Can a company ever reach “critical size”?

It’s hard to give a generalized answer to this. It can be damaging if the company has expanded so fast that they’ve lost any sort of healthy dynamic. It’s all about whether the organization can match the rate of growth. There must be hierarchies so that it remains under management control.


Meera Innes, Ventire Developer and Marc-Oliver Lücke, Partner at Atlantic Labs

The team at Atlantic Labs is 50/50 on gender — albeit the CEO/partner roles are all men. Do you believe in quotas, or have a diversity strategy?


MARC: No, but fostering diversity is incredibly important, as disrupting the status quo is the business we’re in. This can only be done if you have as many diverse points of view as possible. About one-third of our startups have a female founder, most notably Clue (reproductive health app).

MEERA: Part of making the ecosystem more inclusive is recognizing not only that women are there, but also that they do face disadvantages. At Atlantic, we have an initiative where we bring together our female founders and leaders to create a support network.


Does the make-up of a team set the tone for the dynamics and diversity of a company and thus on how a company’s decisions are made?

MARC: Diversity at all costs isn’t a goal in itself. What’s important is an entrepreneurial, collaborative mindset. But getting a diverse founding group around the table as soon as possible will positively affect the direction it takes.

MEERA: The danger of a homogenous team is that it creates a feedback loop—you’re all saying and hearing the same things and you don’t think outside this bubble. Stepping outside that loop and putting yourself in a position of discomfort is necessary for healthy growth. You are limiting your potential if you insist on only addressing your audience in one voice.


Do you look for diversity in the individual qualities of a founding team?

MARC: All founders need the basic characteristics of being entrepreneurial and being able to develop with each other. They must harmonize and work towards a common goal. Our dream setup consists of interdisciplinary teams—for example, one is experienced in startups, one has a tech background, the other knows the industry. This has worked well for us.

MEERA: We look for compatibility rather than variety. A duo can be very charismatic during their presentations yet have only moderate chemistry, or you might have two shy people but one shows a commitment to balancing out the team. Communication issues, however, such as talking over each other or disagreeing openly, are a red flag.


How is company culture set and maintained?

MEERA: Codify your values at the very beginning: why you started and what you want to be. Founding is a stressful journey, so it can be easy to deviate from the values and get lost. The danger of letting employees dictate culture is that it can become distorted if they don’t share your values.

MARC: The first hires are critical in shaping culture, and a strong culture can allow a company to grow more quickly and flexibly and helps it better deal with crises. Still, in high-growth phases, if you haven’t invested in internal organization, culture may eventually deteriorate. You need to hit the sweet spot between a good organization and flexible culture.

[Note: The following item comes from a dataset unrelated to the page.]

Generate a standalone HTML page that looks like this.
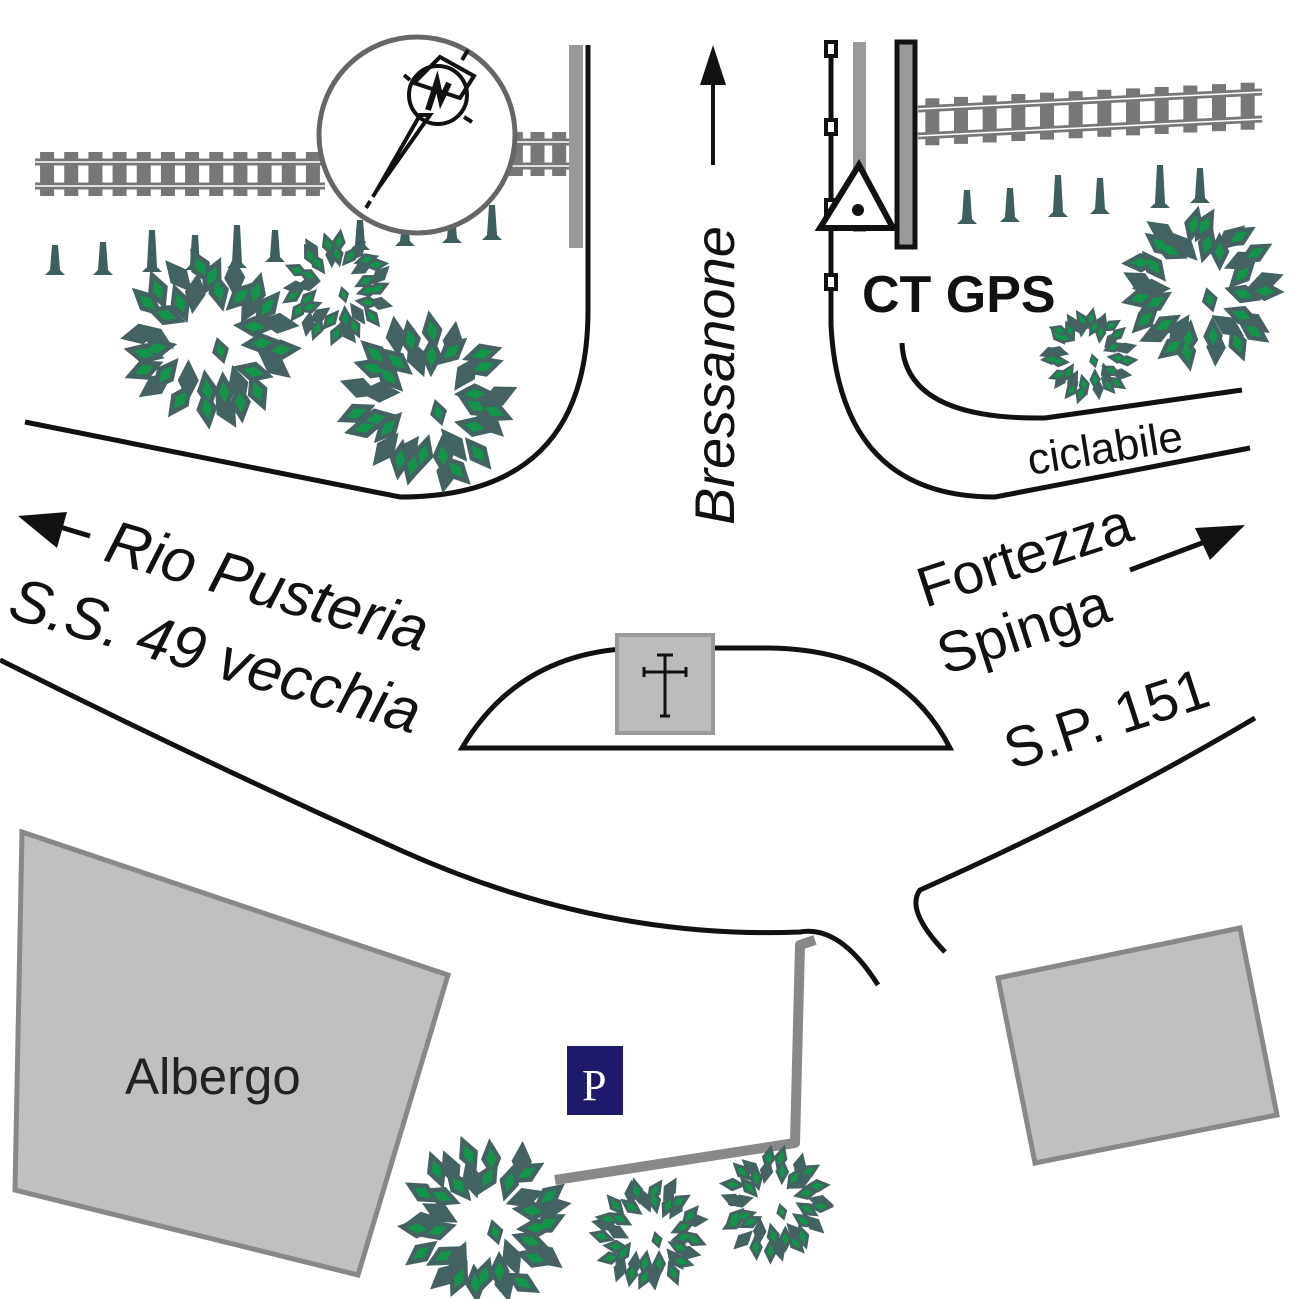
<!DOCTYPE html>
<html><head><meta charset="utf-8"><style>
html,body{margin:0;padding:0;background:#fff}
svg{display:block}
text{font-family:"Liberation Sans",sans-serif}
</style></head><body>
<svg id="s" width="1299" height="1299" viewBox="0 0 1299 1299" xmlns="http://www.w3.org/2000/svg">
<rect width="1299" height="1299" fill="#fff"/>
<g id="rails"></g>
<g id="cones" fill="#3f5f5f"></g>
<circle cx="417" cy="135" r="98" fill="#fff" stroke="#666" stroke-width="5"/>
<g stroke="#111" stroke-width="4" fill="none">
<circle cx="438" cy="95" r="29"/>
<polygon points="430,115 377,190 420,115" fill="none"/>
<line x1="377" y1="190" x2="366" y2="208" stroke-dasharray="8,5"/>
<polygon points="440,57 474,76 460,98 414,83"/>
<line x1="462" y1="60" x2="468" y2="50"/>
<line x1="404" y1="75" x2="410" y2="80"/>
<line x1="464" y1="117" x2="472" y2="122"/>
<path d="M428,110 L437,82 L441,100 L449,83" stroke-width="6"/>
</g>
<rect x="569" y="45" width="14" height="203" fill="#999"/>
<path d="M588,45 L588,310 Q588,497 400,497 L25,422" fill="none" stroke="#111" stroke-width="5"/>
<path d="M831,40 L831,325 Q840,497 995,497 L1250,448" fill="none" stroke="#111" stroke-width="5"/>
<path d="M902,343 Q905,420 1045,418 L1242,390" fill="none" stroke="#111" stroke-width="5"/>
<rect x="853" y="42" width="13" height="190" fill="#999"/>
<rect x="897" y="42" width="18" height="205" fill="#999" stroke="#111" stroke-width="5"/>
<g fill="#fff" stroke="#111" stroke-width="4">
<rect x="826" y="42" width="10" height="14"/><rect x="826" y="120" width="10" height="14"/><rect x="826" y="200" width="10" height="14"/><rect x="826" y="275" width="10" height="14"/>
</g>
<polygon points="859,165 820,228 893,228" fill="#fff" stroke="#111" stroke-width="6"/>
<circle cx="858" cy="210" r="6" fill="#111"/>
<text x="862" y="312" font-size="52" font-weight="bold" fill="#111">CT GPS</text>
<text transform="translate(1030,475) rotate(-9)" font-size="44" fill="#111">ciclabile</text>
<line x1="713" y1="165" x2="713" y2="75" stroke="#111" stroke-width="4"/>
<polygon points="713,45 700,85 726,85" fill="#111"/>
<text transform="translate(734,525) rotate(-90)" font-size="56" font-style="italic" fill="#111">Bressanone</text>
<line x1="90" y1="536" x2="50" y2="524" stroke="#111" stroke-width="5"/>
<polygon points="18,516 67,512 57,548" fill="#111"/>
<text transform="translate(102,560) rotate(16)" font-size="61" font-style="italic" fill="#111">Rio Pusteria</text>
<text transform="translate(6,617) rotate(16)" font-size="61" font-style="italic" fill="#111">S.S. 49 vecchia</text>
<text transform="translate(925,608) rotate(-18)" font-size="57" fill="#111">Fortezza</text>
<text transform="translate(945,675) rotate(-18)" font-size="57" fill="#111">Spinga</text>
<text transform="translate(1012,770) rotate(-18)" font-size="57" fill="#111">S.P. 151</text>
<line x1="1130" y1="570" x2="1210" y2="540" stroke="#111" stroke-width="5"/>
<polygon points="1245,525 1195,528 1210,560" fill="#111"/>
<path d="M462,748 Q520,650 640,648 L770,648 Q900,650 950,748 Z" fill="none" stroke="#111" stroke-width="5"/>
<rect x="617" y="635" width="96" height="98" fill="#bbb" stroke="#999" stroke-width="4"/>
<g stroke="#111" stroke-width="3"><line x1="665" y1="655" x2="665" y2="716"/><line x1="644" y1="672" x2="686" y2="672"/></g>
<path d="M660,716 L670,716 M657,655 L673,655 M644,667 L644,677 M686,667 L686,677" stroke="#111" stroke-width="3"/>
<path d="M0,660 Q200,760 400,850 Q600,940 800,932 Q840,925 878,985" fill="none" stroke="#111" stroke-width="5"/>
<path d="M1255,718 Q1100,810 920,890 Q905,910 945,952" fill="none" stroke="#111" stroke-width="5"/>
<polygon points="22,832 448,975 358,1275 15,1190" fill="#c0c0c0" stroke="#888" stroke-width="5"/>
<text x="125" y="1094" font-size="51" fill="#222">Albergo</text>
<polygon points="998,978 1240,928 1277,1115 1035,1163" fill="#c0c0c0" stroke="#888" stroke-width="5"/>
<rect x="567" y="1046" width="56" height="69" fill="#1d1a6b"/>
<text x="582" y="1100" font-size="44" fill="#fff" style="font-family:'Liberation Serif',serif">P</text>
<path d="M815,940 L800,945 L795,1143 L555,1180" fill="none" stroke="#888" stroke-width="10" stroke-linejoin="round"/>
<g id="trees"></g>
</svg>
<script>
var NS="http://www.w3.org/2000/svg";
function el(p,t,a){var e=document.createElementNS(NS,t);for(var k in a)e.setAttribute(k,a[k]);p.appendChild(e);return e;}
var R=document.getElementById("rails");
function track(x1,y1,x2,y2,n,sp){
  var dx=x2-x1,dy=y2-y1;
  for(var i=0;i<n;i++){var t=(i+0.5)/n,x=x1+dx*t,y=y1+dy*t;
    el(R,"rect",{x:x-7,y:y-6,width:14,height:sp+12,fill:"#777"});}
  el(R,"line",{x1:x1,y1:y1+4,x2:x2,y2:y2+4,stroke:"#777","stroke-width":7});
  el(R,"line",{x1:x1,y1:y1+sp-4,x2:x2,y2:y2+sp-4,stroke:"#777","stroke-width":7});
  el(R,"line",{x1:x1,y1:y1+4,x2:x2,y2:y2+4,stroke:"#fff","stroke-width":1.5});
  el(R,"line",{x1:x1,y1:y1+sp-4,x2:x2,y2:y2+sp-4,stroke:"#fff","stroke-width":1.5});
}
track(35,158,325,158,12,32);
track(505,138,570,138,3,32);
track(918,105,1262,88,12,35);
var C=document.getElementById("cones");
[[55,245,275],[103,242,275],[152,230,272],[195,235,270],[237,225,268],[275,230,262],[360,220,250],[405,225,246],[452,215,243],[492,205,240],
 [967,190,224],[1010,188,222],[1058,175,217],[1100,178,214],[1160,165,208],[1200,168,203]].forEach(function(c){
  var x=c[0],t=c[1],b=c[2];
  el(C,"path",{d:"M"+(x-3)+","+t+" L"+(x+3)+","+t+" L"+(x+5)+","+(b-5)+" L"+(x+10)+","+b+" L"+(x-10)+","+b+" L"+(x-5)+","+(b-5)+" Z"});
});
var T=document.getElementById("trees");
function leaf(cx,cy,ang,L,W,fill){
  var c=Math.cos(ang),s=Math.sin(ang);
  var p=[[L,0],[0,W],[-L,0],[0,-W]].map(function(q){return (cx+q[0]*c-q[1]*s).toFixed(1)+","+(cy+q[0]*s+q[1]*c).toFixed(1);});
  el(T,"polygon",{points:p.join(" "),fill:fill});
}
function tree(cx,cy,r,seed){
  var rnd=function(){seed=(seed*9301+49297)%233280;return seed/233280;};
  var leaves=[];
  var rings=[[0.58,16],[0.78,20]];
  rings.forEach(function(rg){
    for(var i=0;i<rg[1];i++){
      var a=i/rg[1]*Math.PI*2+rnd()*0.25, rr=r*(rg[0]+(rnd()-0.5)*0.12);
      leaves.push([cx+Math.cos(a)*rr,cy+Math.sin(a)*rr,a+(rnd()-0.5)*1.0,r*0.24,r*0.12]);
    }
  });
  leaves.push([cx+r*0.12,cy+r*0.12,1.3,r*0.16,r*0.1]);
  leaves.forEach(function(l){leaf(l[0],l[1],l[2],l[3],l[4],"#456262");});
  leaves.forEach(function(l,i){if(i%3!=2)leaf(l[0],l[1],l[2],l[3]*0.5,l[4]*0.5,"#12944a");});
}
tree(210,340,88,1);tree(337,288,56,2);tree(428,402,88,3);
tree(1200,290,82,4);tree(1088,355,48,5);
tree(485,1222,85,6);tree(650,1233,58,7);tree(775,1205,57,8);
</script>
</body></html>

MEERA: It gives you a baseline: no matter how much you progress, the culture represents your integrity.

Do you stress the importance of culture to your companies?

MARC: We do coach them if we feel they are going in the wrong direction, but we cannot mold their culture ourselves. All we can do is lookout for good leaders and support them.

MEERA: It’s not our job to influence a company’s culture. I do place great importance on encouraging founders to prioritize their wellbeing and to talk about the struggle of the founder experience. It’s okay to admit that this is hard and stressful. You have your own individual journey to focus on, and you can ask for help when you need it. Take care of yourself.

You may control the first steps in your company, but it’s the employees that keep things rolling. Keep them balanced and happy, and you’ll maintain a healthy dynamic in your company.